Cortana is a person and yet not a person, a character and yet not a character—and always your way into the heart of the Halo story. "Now would be a very good time to leave!" rings in the imaginations of every player of Halo: CE, and her words at the end of Reach, over-the-top as they may seem, are just what Helen might have said about the heroes of homeric epic: "We will remember your courage."
Cortana's role as the Helen of Halo is all the stronger because like the Iliad Reach is about dying nobly. The broad meaning of the Iliadic tradition turns on the idea of the beautiful death—beautiful specifically because it is a death undergone in order to win the kleos that comes from dying for honor and duty without reference to one's own interest (as Achilles fights because he is duty-bound to his comrades to fight, despite acknowledging that Helen isn't worth fighting for). In Reach, your player-character's identity as Noble 6, part of Noble Team, is only the tip of this self-sacrificial iceberg.

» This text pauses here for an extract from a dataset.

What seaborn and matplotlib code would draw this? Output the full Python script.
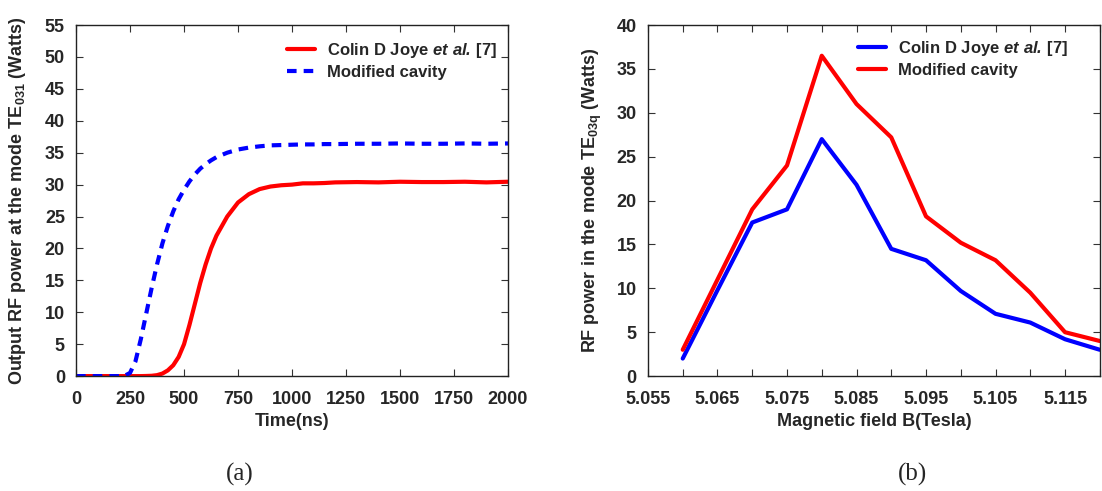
import numpy as np
import pandas as pd
import matplotlib
matplotlib.use("Agg")
import matplotlib.pyplot as plt
import seaborn as sns
from matplotlib.ticker import MultipleLocator, FixedLocator

# (a) time response
time_ns = [0, 100, 200, 225, 250, 275, 300, 325, 350, 375, 400, 425, 450, 475, 500,
           525, 550, 575, 600, 625, 650, 700, 750, 800, 850, 900, 950, 1000, 1050,
           1100, 1150, 1200, 1300, 1400, 1500, 1600, 1700, 1800, 1900, 2000]
joye_power_t = [0, 0, 0, 0, 0, 0, 0, 0.02, 0.05, 0.15, 0.4, 0.9, 1.7, 3.0, 5.0,
                8.0, 11.3, 14.6, 17.5, 20.0, 22.0, 25.0, 27.2, 28.5, 29.3, 29.7, 29.9, 30.0, 30.2,
                30.2, 30.25, 30.35, 30.4, 30.35, 30.45, 30.4, 30.4, 30.45, 30.35, 30.45]
modified_power_t = [0, 0, 0, 0.05, 0.5, 2.3, 5.8, 9.8, 13.8, 17.5, 20.8, 23.5, 25.8, 27.7, 29.2,
                    30.5, 31.6, 32.5, 33.2, 33.8, 34.3, 35.0, 35.5, 35.8, 36.0, 36.15, 36.2, 36.25, 36.3,
                    36.3, 36.35, 36.35, 36.4, 36.4, 36.45, 36.4, 36.4, 36.45, 36.4, 36.45]

# (b) magnetic field sweep
field_T = [5.060, 5.065, 5.070, 5.075, 5.080, 5.085, 5.090, 5.095, 5.100, 5.105, 5.110, 5.115, 5.120]
joye_power_b = [2.0, 9.8, 17.5, 19.0, 27.0, 21.8, 14.5, 13.2, 9.7, 7.1, 6.1, 4.2, 3.0]
modified_power_b = [3.0, 11.0, 19.0, 24.0, 36.5, 31.0, 27.2, 18.2, 15.2, 13.2, 9.5, 5.0, 4.0]

joye_label = r"Colin D Joye $\mathbfit{et\ al.}\,$[7]"
mod_label = "Modified cavity"

sns.set_theme(style="ticks")
plt.rcParams["font.family"] = ["Liberation Sans", "DejaVu Sans"]
plt.rcParams["font.weight"] = "bold"
plt.rcParams["mathtext.fontset"] = "custom"
plt.rcParams["mathtext.rm"] = "Liberation Sans:bold"
plt.rcParams["mathtext.bf"] = "Liberation Sans:bold"
plt.rcParams["mathtext.it"] = "Liberation Sans:italic:bold"
plt.rcParams["mathtext.bfit"] = "Liberation Sans:italic:bold"

fs = 13
lw = 3.0
fig = plt.figure(figsize=(11.02, 4.91), dpi=100)
ax1 = fig.add_axes([0.069, 0.234, 0.392, 0.715])
ax2 = fig.add_axes([0.588, 0.234, 0.410, 0.715])

df_t = pd.DataFrame({"t": time_ns, "joye": joye_power_t, "mod": modified_power_t})
sns.lineplot(data=df_t, x="t", y="joye", ax=ax1, color="#ff0000", lw=lw, label=joye_label)
sns.lineplot(data=df_t, x="t", y="mod", ax=ax1, color="#0000ff", lw=lw,
             linestyle=(0, (2.3, 1.7)), label=mod_label)
ax1.set_xlim(0, 2000)
ax1.set_ylim(0, 55)
ax1.xaxis.set_major_locator(MultipleLocator(250))
ax1.yaxis.set_major_locator(MultipleLocator(5))
ax1.set_xlabel("Time(ns)", fontsize=fs, fontweight="bold", labelpad=3)
ax1.set_ylabel(r"Output RF power at the mode TE$_{\mathrm{031}}$ (Watts)", fontsize=fs,
               fontweight="bold", labelpad=12)

df_b = pd.DataFrame({"B": field_T, "joye": joye_power_b, "mod": modified_power_b})
sns.lineplot(data=df_b, x="B", y="joye", ax=ax2, color="#0000ff", lw=lw, label=joye_label)
sns.lineplot(data=df_b, x="B", y="mod", ax=ax2, color="#ff0000", lw=lw, label=mod_label)
ax2.set_xlim(5.055, 5.12)
ax2.set_ylim(0, 40)
ticks_b = [5.055 + 0.005 * i for i in range(14)]
ax2.xaxis.set_major_locator(FixedLocator(ticks_b))
ax2.set_xticklabels([f"{v:.3f}" if i % 2 == 0 else "" for i, v in enumerate(ticks_b)])
ax2.yaxis.set_major_locator(MultipleLocator(5))
ax2.set_xlabel("Magnetic field B(Tesla)", fontsize=fs, fontweight="bold", labelpad=3)
ax2.set_ylabel(r"RF power in the mode TE$_{\mathrm{03q}}$ (Watts)", fontsize=fs,
               fontweight="bold", labelpad=9)

legend_anchor = {ax1: (0.488, 0.954), ax2: (0.465, 0.960)}
for ax in (ax1, ax2):
    ax.tick_params(direction="in", top=True, right=True, length=5, width=0.8,
                   labelsize=fs, color="#333333")
    ax.tick_params(axis="x", pad=11)
    ax.tick_params(axis="y", pad=8)
    for lab in ax.get_xticklabels() + ax.get_yticklabels():
        lab.set_fontweight("bold")
    for sp in ax.spines.values():
        sp.set_linewidth(1.0)
        sp.set_color("#222222")
    ax.legend(loc="upper left", bbox_to_anchor=legend_anchor[ax], frameon=False,
              fontsize=12, handlelength=1.7, handletextpad=0.7, labelspacing=0.3,
              borderaxespad=0, borderpad=0)

fig.text(0.218, 0.022, "(a)", fontsize=18, family="Liberation Serif",
         fontweight="normal", ha="center")
fig.text(0.828, 0.022, "(b)", fontsize=18, family="Liberation Serif",
         fontweight="normal", ha="center")

fig.savefig("out.png", dpi=100)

We should not turn away from a fundamental problem here: I'm a guy on a sofa, not a Spartan giving his life to save humanity. Indeed, the very interactive nature of the practice of playing Halo tends to emphasize, rather than cover over, the enormous gap between pretending to be Noble 6 sacrificing himself and actually dying nobly: when the game ends, we're still on the sofa.
Being there on the sofa, like sitting in a bard's audience, though, finally connects Halo and games like it to the epic traditions they have reawakened: through them we become integrally involved in deeds we could not possibly realize in our own lives, but which we must acknowledge our longing, and perhaps our duty, to attempt. From this dynamic comes those frequent epic moments when a hero performs a deed no one alive "now" could do: we are not epic heroes—it is for us merely to try to be like them. The Halo cycle calls us to great deeds by making us part of a story of which, in the end, we feel ourselves only to be weak echoes.